JAWStats is a free web statistics and analytics package. It reads log files created by the ever-popular AWStats web statistics software and outputs the information in it’s own format.
Why was JAWStats made?
There were two main reasons behind the decision to create JAWStats.
Firstly, with no criticism of AWStats whatsoever (if it wasn’t for them, I wouldn’t be writing this, would I?), the way AWStats creates static HTML pages seems processor intensive. Like many developers, I have multiple websites hosted on rented shared servers, all requiring detailed stats; continually running AWStats eats up valuable resources on these machines. This does nobody any good. JAWStats attempts to take as much processing away from the server as possible, letting the web browser take over as much as it can.
Secondly, I simply wanted to see my data laid out differently. I like big, bold graphs, charts and calendars. That’s just me.
What are the benefits of using JAWStats?
Apart from the potential to reduce the processing overhead associated with AWStats, simply put, if you’re already using AWStats, adding this interface is incredibly easy. An experienced user can be running in under a minute; it only has one tiny file to edit and can handle as many or as few sets of statistics as you wish from one installation. If you don’t like it, just wipe it, JAWStats doesn’t interfere with AWStats in any way.
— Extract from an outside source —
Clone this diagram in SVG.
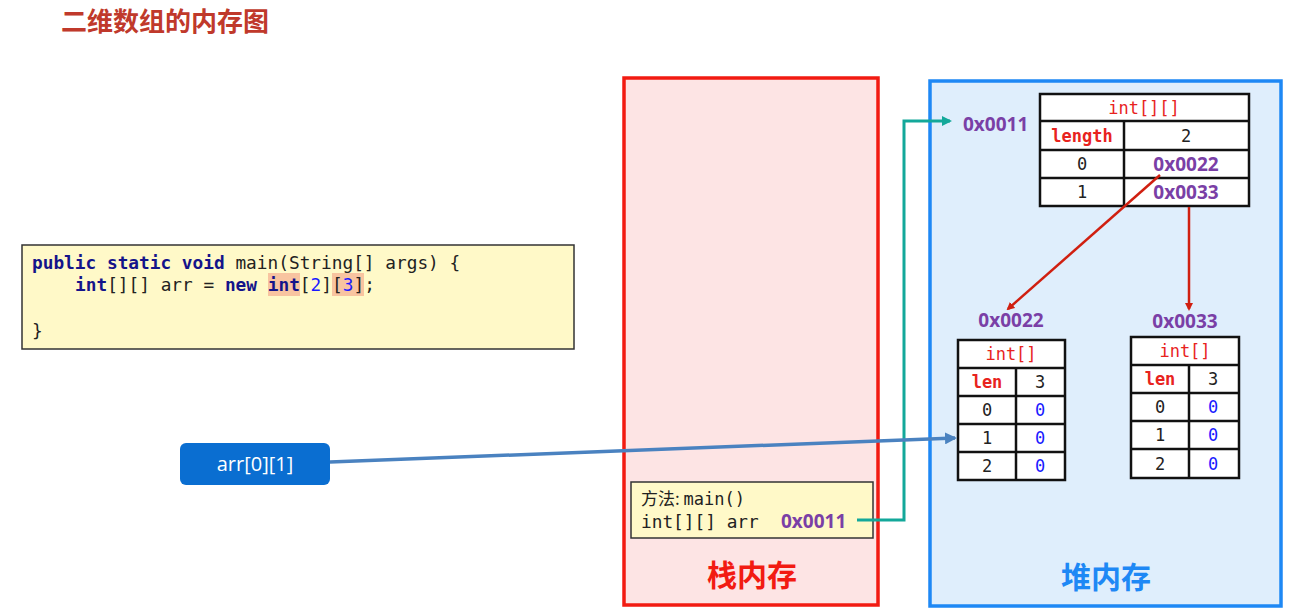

It is very easy to switch which month of stats you wish to view, it even remembers which page you were on so month-by-month comparison is easy. The ability to switch between the logs of different sites you may own is just two-clicks away also. For those of you who might not like the idea of this feature – a freelance web developer not wanting Client A viewing Client B‘s stats, for example – you’ll be pleased to know it is easily switched off!
Updating your stats via the interface is also possible (just as it is with regular AWStats), but it has an increased buffer of security. AWStats did (does?) suffer from vulnerabilities to malicious attack; I believe (hope?) I have removed that issue here.
In essence though, I’m not trying to “beat” AWStats. I haven’t rewritten anything, I just read the logs AWStats creates. I’d like to think that JAWStats provides – or at least will provide – greater depth of information than AWStats does by default. I’d like to think it does this in a more readable format.
Finally, although at the time of writing only a default design is available, JAWStats has been written very much with the idea of “themes” in mind. You are more than welcome to design your own JAWStats look and feel and skin it as you like. If there is enough interest in future, user generated themes will be made available via this website.
Only one that I can really think of, but it doesn’t bother me, so there!
Joking aside, there is more clicking (but less scrolling) involved. When you first view the page, the core piece of information you want to see is displayed: how many people are coming to my site at the present time*. 95% of the time, that’s all I care about. If, however, you want to go drilling down further for more information, then you have to click to do so. In the clicking vs. scrolling debate, I prefer clicking.
At the time of writing this software is firmly in beta. It currently works only with AWStats default settings. This is highly likely to change in future, but for now, this is the state of play.
* Actually, you can set the default page view to be any one you like.
What are the system requirements?
The sole requirement is that the server must have PHP installed; no databases or special includes or plugins are used or required at all. Obviously, AWStats must be already installed and working on the server too. You’ll need a half decent web browser get the best out of it.
How does JAWStats work?
AWStats is standalone software in it’s own right. It doesn’t need JAWStats or anything else to do it’s job. JAWStats however relies on AWStats log files to work.
JAWStats reads the log file(s) created by AWStats. AWStats must run as normal on your server, but the process of building HTML pages is no longer mandatory. If you choose to try, but not keep JAWStats, then simply remove it from your server and go back to having AWStats create the pages you view. All of this is discussed in detail in the JAWStats documentation.
Why is it called JAWStats?
How much does JAWStats cost?
Nothing. It, like AWStats, is free software released under the MIT Licence.